IDB Reports Strong Results and “Ambitious Expansion Plans” for Kerrygold
17 Apr 2014 --- The Irish Dairy Board (IDB) has announced details of a new €30m investment which will create 50 new jobs in Cork and serve as an innovation centre for Kerrygold. The announcement comes amid reports of a 5% increase in turnover for IDB in 2013 to €2.1bn.
The new centre will be a 50,000 tonne capacity, fully integrated butter production and packing facility, which will also act as an innovation centre for Kerrygold as there are ambitious expansion plans for this brand post the abolition of milk quotas in 2015.

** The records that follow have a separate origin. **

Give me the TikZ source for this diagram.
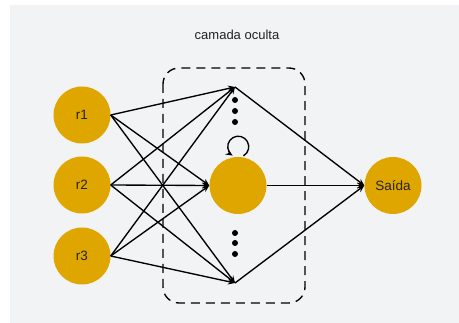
\documentclass[tikz,border=0pt]{standalone}
\usepackage{fontspec}
\setmainfont{Liberation Sans}
\usetikzlibrary{arrows.meta,positioning}
\definecolor{nngold}{RGB}{224,166,0}
\definecolor{nnbg}{RGB}{242,243,245}
\definecolor{nntext}{RGB}{35,35,35}

\begin{document}
\begin{tikzpicture}[x=1pt, y=-1pt,
  neuron/.style={circle, fill=nngold, minimum size=57pt, inner sep=0pt, font=\fontsize{13.5}{15}\selectfont, text=nntext},
  conn/.style={-{Stealth[length=7pt,width=6pt]}, line width=1.35pt},
  bullet/.style={circle, fill=black, minimum size=6pt, inner sep=0pt}]
\useasboundingbox (0,0) rectangle (459,323);
\fill[nnbg] (10,5) rectangle (459,323);

% Hidden layer frame
\draw[dashed, dash pattern=on 9pt off 6pt, line width=1.35pt, rounded corners=16pt] (163,68) rectangle (305,303);
\node[font=\fontsize{13}{15}\selectfont, text=nntext] (title) at (237,35) {camada oculta};

% Input neurons
\foreach \y/\lbl in {115/1, 185/2, 256/3} {
  \node[neuron] (r\lbl) at (82,\y) {r\lbl};
}

% Hidden neurons
\coordinate (h1) at (235,87);
\node[neuron] (h2) at (238,185.5) {};
\coordinate (h3) at (235,283);
\foreach \y in {100, 111, 122, 233, 243, 254} {
  \node[bullet] at (235,\y) {};
}

% Output neuron
\node[neuron] (out) at (393,185.5) {Saída};

% Connections input -> hidden
\foreach \i in {1,2,3} {
  \draw[conn] (r\i.east) -- (h1);
  \draw[conn] (r\i.east) -- (h2.west);
  \draw[conn] (r\i.east) -- (h3);
}
% Recurrent loop
\draw[conn] ([xshift=5.5pt, yshift=1pt]h2.north) arc[start angle=-60, end angle=238, radius=10.5pt];

% Connections hidden -> output
\draw[conn] (h1) -- (out.west);
\draw[conn] (h2.east) -- (out.west);
\draw[conn] (h3) -- (out.west);
\end{tikzpicture}
\end{document}
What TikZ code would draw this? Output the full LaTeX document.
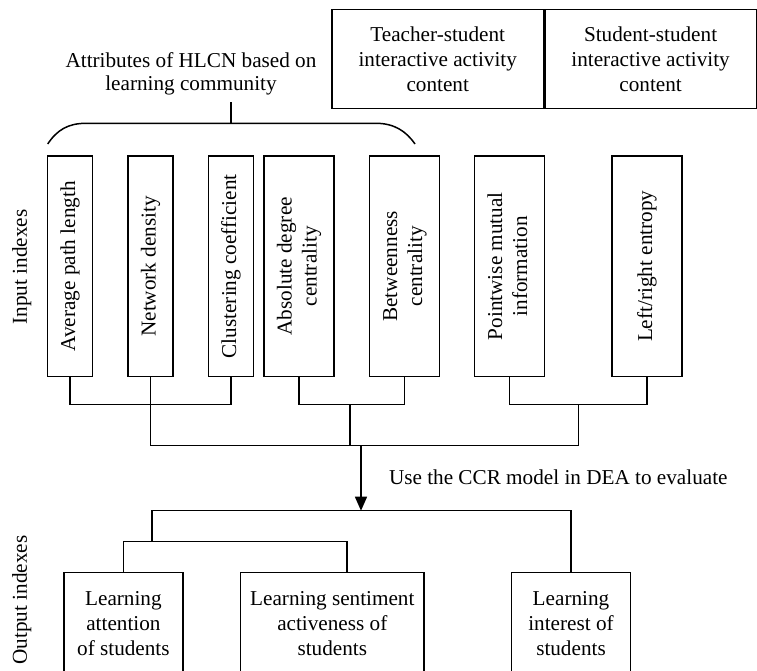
\documentclass[tikz,border=0pt]{standalone}
\usepackage{fontspec}
\setmainfont{Liberation Serif}
\usetikzlibrary{positioning}
\usetikzlibrary{arrows.meta}

\newcommand{\uptext}[1]{\rotatebox{90}{\begin{tabular}{@{}c@{}}#1\end{tabular}}}

\tikzset{
    idxbox/.style={draw, minimum height=110.4pt, inner sep=0pt},
    narrowbox/.style={idxbox, minimum width=22.5pt},
    widebox/.style={idxbox, minimum width=35pt},
    topbox/.style={draw, align=center, minimum width=105.7pt,
                   minimum height=49.5pt, inner sep=0pt},
    outbox/.style={draw, align=center, minimum height=50.7pt, inner sep=0pt},
}

\begin{document}
\begin{tikzpicture}[
        x=0.5pt, y=-0.5pt, line width=0.75pt,
        font=\fontsize{10.6}{12.5}\selectfont,
    ]
    \useasboundingbox (0,0) rectangle (757,671);

    % interaction content
    \node[topbox] (tsc) at (437.7,58.8)
        {Teacher-student\\interactive activity\\content};
    \node[topbox, right=0pt of tsc] (ssc)
        {Student-student\\interactive activity\\content};

    % attributes bracket
    \node[align=center, font=\fontsize{10.6}{11.2}\selectfont] (attr) at (191,74)
        {Attributes of HLCN based on\\learning community};
    \coordinate (stemtop) at (231,102);
    \coordinate (brace) at (231,123.3);
    \draw (stemtop) -- (brace);
    \draw (47.7,144) .. controls (57,130) and (68,123.3) .. (86,123.3)
        -- (376,123.3) .. controls (394,123.3) and (406,131) .. (415,144);

    % input indexes
    \node[rotate=90] (inlabel) at (21.7,267) {Input indexes};
    \node[narrowbox] (b1) at (70.2,266.3) {\uptext{Average path length}};
    \node[narrowbox] (b2) at (150.7,266.3) {\uptext{Network density}};
    \node[narrowbox] (b3) at (231.2,266.3) {\uptext{Clustering coefficient}};
    \node[widebox] (b4) at (299.2,266.3) {\uptext{Absolute degree\\centrality}};
    \node[widebox] (b5) at (404.5,266.3) {\uptext{Betweenness\\centrality}};
    \node[widebox] (b6) at (509.7,266.3) {\uptext{Pointwise mutual\\information}};
    \node[widebox] (b7) at (647.2,266.3) {\uptext{Left/right entropy}};

    % joining the inputs
    \coordinate (jA) at (150.7,404.3);
    \coordinate (jB) at (350,404.3);
    \coordinate (jC) at (578.5,404.3);
    \coordinate (mid) at (361,445.7);
    \draw (b1.south) |- (jA) -| (b3.south);
    \draw (b4.south) |- (jB) -| (b5.south);
    \draw (b6.south) |- (jC) -| (b7.south);
    \draw (b2.south) -- (jA) |- (mid) -| (jC);
    \draw (jB) -- (jB |- mid);

    % evaluation step
    \coordinate (otop) at (361,510.7);
    \draw[-{Triangle[width=6pt,length=7pt]}] (mid) -- (otop);
    \node[anchor=west] (ccr) at (381.6,477.7)
        {Use the CCR model in DEA to evaluate};

    % output indexes
    \node[rotate=90] (outlabel) at (21.7,600) {Output indexes};
    \node[outbox, minimum width=59.6pt] (oA) at (123.4,623.4)
        {Learning\\attention\\of students};
    \node[outbox, minimum width=91.7pt] (oB) at (332.3,623.4)
        {Learning sentiment\\activeness of\\students};
    \node[outbox, minimum width=59.4pt] (oC) at (571,623.4)
        {Learning\\interest of\\students};

    \coordinate (oL) at (152,541.3);
    \draw (oC.north) |- (otop) -| (oL);
    \draw (oA.north) |- (oL) -| ([xshift=7.3pt]oB.north);

    \end{tikzpicture}
\end{document}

The IDB reported record sales for Kerrygold in 2013 with 350m packets sold worldwide. The brand is now the number one butter in Germany with a 17% market share (and 55% of the branded butter market), and the number one imported butter in the US.
“I am pleased to report a very strong business performance in 2013, combining solid earnings growth across all divisions and enhanced product returns to our members,” explained ceo Kevin Lane. “Our continuing investment in brand growth, new product development and in-market expansion is designed to ensure that our members and suppliers can expand on the basis of sustainable market demand.”

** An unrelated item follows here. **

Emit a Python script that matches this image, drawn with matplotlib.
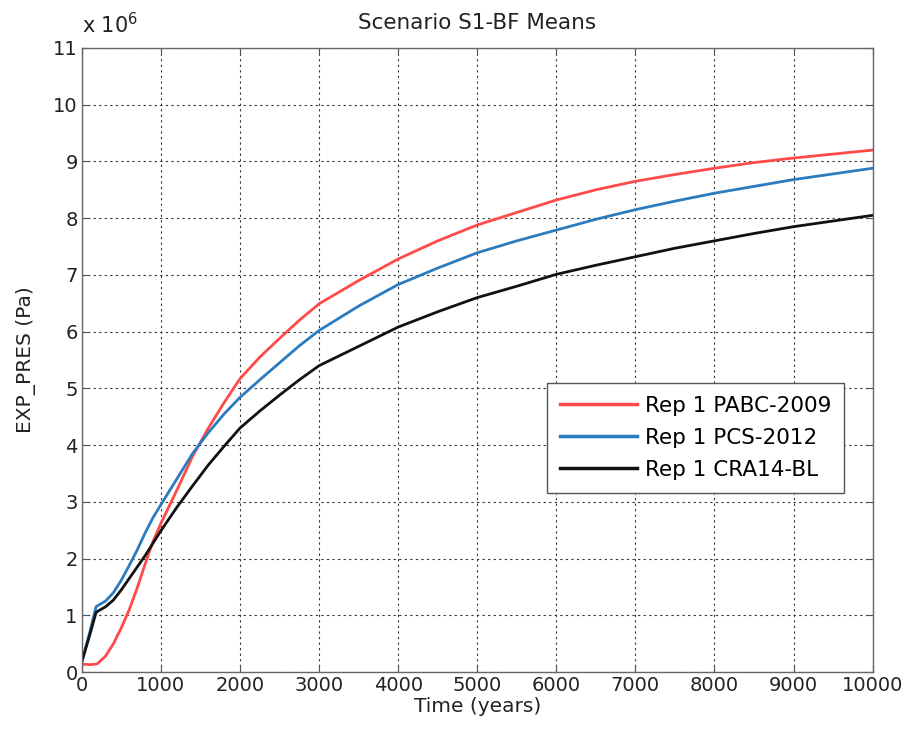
import matplotlib
matplotlib.use("Agg")
import matplotlib.pyplot as plt
import numpy as np

# time axis (years) and mean pressures (x 1e6 Pa)
years = [0, 100, 180, 200, 300, 400, 500, 600, 700, 800, 900, 1000, 1200, 1400,
         1600, 1800, 2000, 2250, 2500, 2750, 3000, 3500, 4000, 4500, 5000, 5500,
         6000, 6500, 7000, 7500, 8000, 8500, 9000, 9500, 10000]
pabc_2009 = [0.14, 0.13, 0.14, 0.15, 0.28, 0.50, 0.78, 1.10, 1.48, 1.90, 2.30, 2.62,
             3.20, 3.80, 4.30, 4.75, 5.17, 5.55, 5.88, 6.20, 6.49, 6.90, 7.28, 7.60,
             7.88, 8.10, 8.32, 8.50, 8.65, 8.77, 8.88, 8.98, 9.06, 9.13, 9.20]
pcs_2012 = [0.18, 0.70, 1.15, 1.17, 1.25, 1.40, 1.62, 1.88, 2.15, 2.45, 2.72, 2.95,
            3.40, 3.85, 4.22, 4.55, 4.84, 5.15, 5.45, 5.75, 6.02, 6.45, 6.83, 7.12,
            7.39, 7.60, 7.79, 7.98, 8.15, 8.30, 8.44, 8.56, 8.68, 8.78, 8.88]
cra14_bl = [0.18, 0.65, 1.05, 1.07, 1.15, 1.27, 1.45, 1.65, 1.85, 2.05, 2.27, 2.49,
            2.90, 3.28, 3.65, 3.98, 4.30, 4.60, 4.88, 5.15, 5.40, 5.74, 6.08, 6.35,
            6.60, 6.80, 7.01, 7.17, 7.32, 7.47, 7.60, 7.73, 7.85, 7.95, 8.05]
labels = ["Rep 1 PABC-2009", "Rep 1 PCS-2012", "Rep 1 CRA14-BL"]
colors = ["#ff4a4a", "#2b7bbf", "#111111"]

plt.rcParams['font.family'] = ['DejaVu Sans']

fig = plt.figure(figsize=(9.09, 7.38), dpi=100)
ax = fig.add_axes([0.090, 0.0894, 0.870, 0.8456])

for vals, lab, col in zip([pabc_2009, pcs_2012, cra14_bl], labels, colors):
    ax.plot(years, np.array(vals) * 1e6, color=col, lw=2.0, label=lab)

ax.set_xlim(0, 10000)
ax.set_ylim(0, 11e6)
ax.set_xticks(np.arange(0, 10001, 1000))
ax.set_yticks(np.arange(0, 11.1e6, 1e6))
ax.set_yticklabels([str(i) for i in range(12)])
ax.tick_params(direction='in', top=True, right=True, labelsize=14, length=5,
               color='#555555', labelcolor='#222222', pad=3)
ax.grid(True, color='#333333', linestyle=(0, (2, 3)), linewidth=0.8)
for s in ax.spines.values():
    s.set_color('#666666')
    s.set_linewidth(1.0)

ax.set_xlabel('Time (years)', fontsize=14.5, color='#222222', labelpad=1)
ax.set_ylabel('EXP_PRES (Pa)', fontsize=14.5, color='#222222', labelpad=12)
ax.set_title('Scenario S1-BF Means', fontsize=15.5, color='#222222', pad=14)
ax.text(0.0, 1.018, r'x 10$^{6}$', transform=ax.transAxes, fontsize=15,
        color='#222222', va='bottom', ha='left')

leg = ax.legend(loc='upper left', bbox_to_anchor=(0.588, 0.463), fontsize=15.5,
                fancybox=False, framealpha=1, edgecolor='#555555', borderaxespad=0,
                handlelength=3.6, handletextpad=0.35, borderpad=0.6, labelspacing=0.55)
leg.get_frame().set_linewidth(1.0)
for h in leg.get_lines():
    h.set_linewidth(2.5)

fig.savefig('out.png', dpi=100)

“The abolition of milk quotas in 2015 will present the Irish dairy industry with its first opportunity for meaningful expansion in the past 30 years. Our strategy is to ensure that IDB members and dairy farmers are optimally positioned to participate in this expansion opportunity through enhanced routes to market and sustainable, market led products.” Mr Lane added.

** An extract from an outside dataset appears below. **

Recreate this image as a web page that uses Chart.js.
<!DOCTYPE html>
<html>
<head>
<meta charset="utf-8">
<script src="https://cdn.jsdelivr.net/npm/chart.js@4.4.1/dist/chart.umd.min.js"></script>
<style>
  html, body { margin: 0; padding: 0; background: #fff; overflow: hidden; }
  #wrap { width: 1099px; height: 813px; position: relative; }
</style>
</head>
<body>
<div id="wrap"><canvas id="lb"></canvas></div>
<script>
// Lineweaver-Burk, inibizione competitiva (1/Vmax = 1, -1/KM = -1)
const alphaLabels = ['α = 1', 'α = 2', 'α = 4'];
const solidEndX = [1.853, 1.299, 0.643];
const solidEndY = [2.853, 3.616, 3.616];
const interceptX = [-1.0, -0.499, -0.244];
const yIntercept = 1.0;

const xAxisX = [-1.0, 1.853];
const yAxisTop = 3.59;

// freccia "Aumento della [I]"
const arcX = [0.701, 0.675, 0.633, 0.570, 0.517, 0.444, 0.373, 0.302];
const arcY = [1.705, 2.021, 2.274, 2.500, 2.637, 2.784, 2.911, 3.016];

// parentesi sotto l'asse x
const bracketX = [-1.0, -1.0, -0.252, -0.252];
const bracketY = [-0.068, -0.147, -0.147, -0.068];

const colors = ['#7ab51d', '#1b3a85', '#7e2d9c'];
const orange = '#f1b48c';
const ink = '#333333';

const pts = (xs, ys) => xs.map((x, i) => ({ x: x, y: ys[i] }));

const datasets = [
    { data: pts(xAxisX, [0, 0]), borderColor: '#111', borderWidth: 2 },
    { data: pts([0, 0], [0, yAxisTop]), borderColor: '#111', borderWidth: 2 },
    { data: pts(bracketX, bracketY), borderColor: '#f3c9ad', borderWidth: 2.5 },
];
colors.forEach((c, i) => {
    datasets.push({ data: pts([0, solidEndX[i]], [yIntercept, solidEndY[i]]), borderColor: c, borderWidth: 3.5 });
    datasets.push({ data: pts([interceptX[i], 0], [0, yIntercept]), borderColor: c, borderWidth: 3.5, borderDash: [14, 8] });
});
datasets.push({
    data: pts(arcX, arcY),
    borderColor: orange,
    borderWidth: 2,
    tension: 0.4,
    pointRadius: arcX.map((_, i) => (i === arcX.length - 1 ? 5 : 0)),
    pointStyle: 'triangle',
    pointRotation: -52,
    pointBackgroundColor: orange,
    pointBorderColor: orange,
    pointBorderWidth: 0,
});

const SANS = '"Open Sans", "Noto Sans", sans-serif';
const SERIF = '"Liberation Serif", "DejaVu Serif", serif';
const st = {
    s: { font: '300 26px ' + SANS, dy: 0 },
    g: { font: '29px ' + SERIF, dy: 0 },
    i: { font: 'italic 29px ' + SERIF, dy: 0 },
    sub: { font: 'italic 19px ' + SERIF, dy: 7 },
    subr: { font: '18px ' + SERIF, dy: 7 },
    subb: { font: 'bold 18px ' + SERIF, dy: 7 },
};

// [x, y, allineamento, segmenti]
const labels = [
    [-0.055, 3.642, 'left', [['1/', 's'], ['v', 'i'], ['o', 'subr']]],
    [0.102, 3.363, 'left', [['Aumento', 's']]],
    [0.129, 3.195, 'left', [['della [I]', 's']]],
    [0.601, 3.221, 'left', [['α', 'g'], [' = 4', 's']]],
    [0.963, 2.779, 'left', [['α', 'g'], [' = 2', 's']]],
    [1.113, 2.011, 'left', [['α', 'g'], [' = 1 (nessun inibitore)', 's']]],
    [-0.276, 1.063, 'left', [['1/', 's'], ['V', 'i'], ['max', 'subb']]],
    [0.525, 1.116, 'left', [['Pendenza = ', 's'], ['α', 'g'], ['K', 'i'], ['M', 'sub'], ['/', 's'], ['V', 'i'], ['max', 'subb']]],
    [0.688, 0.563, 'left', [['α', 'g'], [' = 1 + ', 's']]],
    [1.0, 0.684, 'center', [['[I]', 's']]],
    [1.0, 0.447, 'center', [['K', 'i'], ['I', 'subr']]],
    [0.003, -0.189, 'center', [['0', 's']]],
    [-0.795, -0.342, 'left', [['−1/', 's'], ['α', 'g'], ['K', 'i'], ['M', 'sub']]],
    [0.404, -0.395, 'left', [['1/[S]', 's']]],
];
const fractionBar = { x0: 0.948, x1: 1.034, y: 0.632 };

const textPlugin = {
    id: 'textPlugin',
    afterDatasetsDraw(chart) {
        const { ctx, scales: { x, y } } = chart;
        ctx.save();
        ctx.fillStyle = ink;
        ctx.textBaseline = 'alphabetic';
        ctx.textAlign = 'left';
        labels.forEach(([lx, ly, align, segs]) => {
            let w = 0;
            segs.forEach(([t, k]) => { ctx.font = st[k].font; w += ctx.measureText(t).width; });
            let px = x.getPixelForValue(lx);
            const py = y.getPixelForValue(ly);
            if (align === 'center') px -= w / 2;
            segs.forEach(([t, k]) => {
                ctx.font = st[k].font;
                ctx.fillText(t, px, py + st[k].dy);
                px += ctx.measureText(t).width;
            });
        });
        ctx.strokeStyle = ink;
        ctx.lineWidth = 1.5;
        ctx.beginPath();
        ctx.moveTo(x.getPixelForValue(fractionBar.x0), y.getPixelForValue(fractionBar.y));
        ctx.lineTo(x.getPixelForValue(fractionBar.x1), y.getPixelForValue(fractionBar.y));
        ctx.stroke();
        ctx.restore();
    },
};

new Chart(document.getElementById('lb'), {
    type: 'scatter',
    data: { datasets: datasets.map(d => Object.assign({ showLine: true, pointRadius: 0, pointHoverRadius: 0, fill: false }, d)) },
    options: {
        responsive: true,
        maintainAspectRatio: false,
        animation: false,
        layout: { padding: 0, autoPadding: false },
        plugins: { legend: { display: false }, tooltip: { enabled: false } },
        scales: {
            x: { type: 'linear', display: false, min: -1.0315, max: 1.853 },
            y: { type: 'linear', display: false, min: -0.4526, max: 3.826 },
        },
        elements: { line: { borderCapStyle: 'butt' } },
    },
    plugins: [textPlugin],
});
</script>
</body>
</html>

The Group reported Turnover of over €2.1 billion in 2013, up 5% year-on-year and a very strong Operating Surplus of €25.8 million, up 25% on prior year. The Group closed the year with a very strong Balance Sheet, with net assets of €417 million, debt free and with Cash of €51.9 million, a strong financial base from which to support its business growth strategy.
In addition, in May 2013, the Group made an exceptional payment of €2 million to an emergency fund for Irish dairy farmers in response to the unprecedented fodder crisis.
The Q1 drought in New Zealand and a prolonged winter in Europe led to a reduction in milk output levels in the first half of the year compared to 2012. This relative milk scarcity occurred in the face of tight stocks and very strong emerging market demand, particularly in China. It took the full year before the EU and New Zealand managed to climb above the previous year’s levels.
Milk scarcity in the face of strong demand caused prices to rise quickly in early Q2, with Whole Milk Powder prices rising more than 60% between January and April 2013 on the GDT. EU prices were up more than 25% on average over 2012 levels for Butter, Skim Milk Powder and Whole Milk Powder, with returns for commodity cheeses up c.10%. These very high prices, combined with benign input costs, stimulated a supply response.
The Group’s Consumer Foods division reported a strong result for 2013 against a back-drop of high input prices. Turnover for the division rose by 6%. Record volume and market share were achieved in Germany and the US and the Pilgrims Choice and Kerrygold brands were further enhanced in the UK. 2013 also saw the continuation of the Group’s investment in its brands through increased advertising and promotions, research and New Product Development.
In addition, investment in in-market presence increased significantly, with new offices in Africa, Russia and China, complementing the Group’s growing presence in the Middle East. With these additional investments, the Consumer Foods business is positioned for optimum growth.
The Dairy Trading & Ingredients division reported a solid trading performance for 2013, with strong growth in volume, Turnover and Operating Surplus. Turnover for the division rose by 4%. The Republic of Ireland and US businesses performed particularly well, but the UK businesses, while up year-on-year, did find local market conditions more challenging in 2013. The businesses acquired in recent years (Meadow Ingredients USA LLC, Thiel Cheese & Ingredients LLC and The Cheese Warehouse Limited) have been successfully integrated and are performing ahead of plan.
The restructuring of the US speciality food distribution division, DPI, is completed and this division reported year-on-year growth in both Turnover and Operating Surplus. Despite the continuing competitive market, Turnover growth has been achieved from both existing and new customers, with a pipeline of significant new business already secured for 2014. With a strong management team now in place, with a clear understanding of the customer needs, this division is well positioned for growth in 2014 and beyond.
Over the past four years IDB has been preparing the business for the removal of milk quotas. The Business Transformation Strategy outlined in 2010 has been successfully implemented across the Group and is delivering real, measureable results.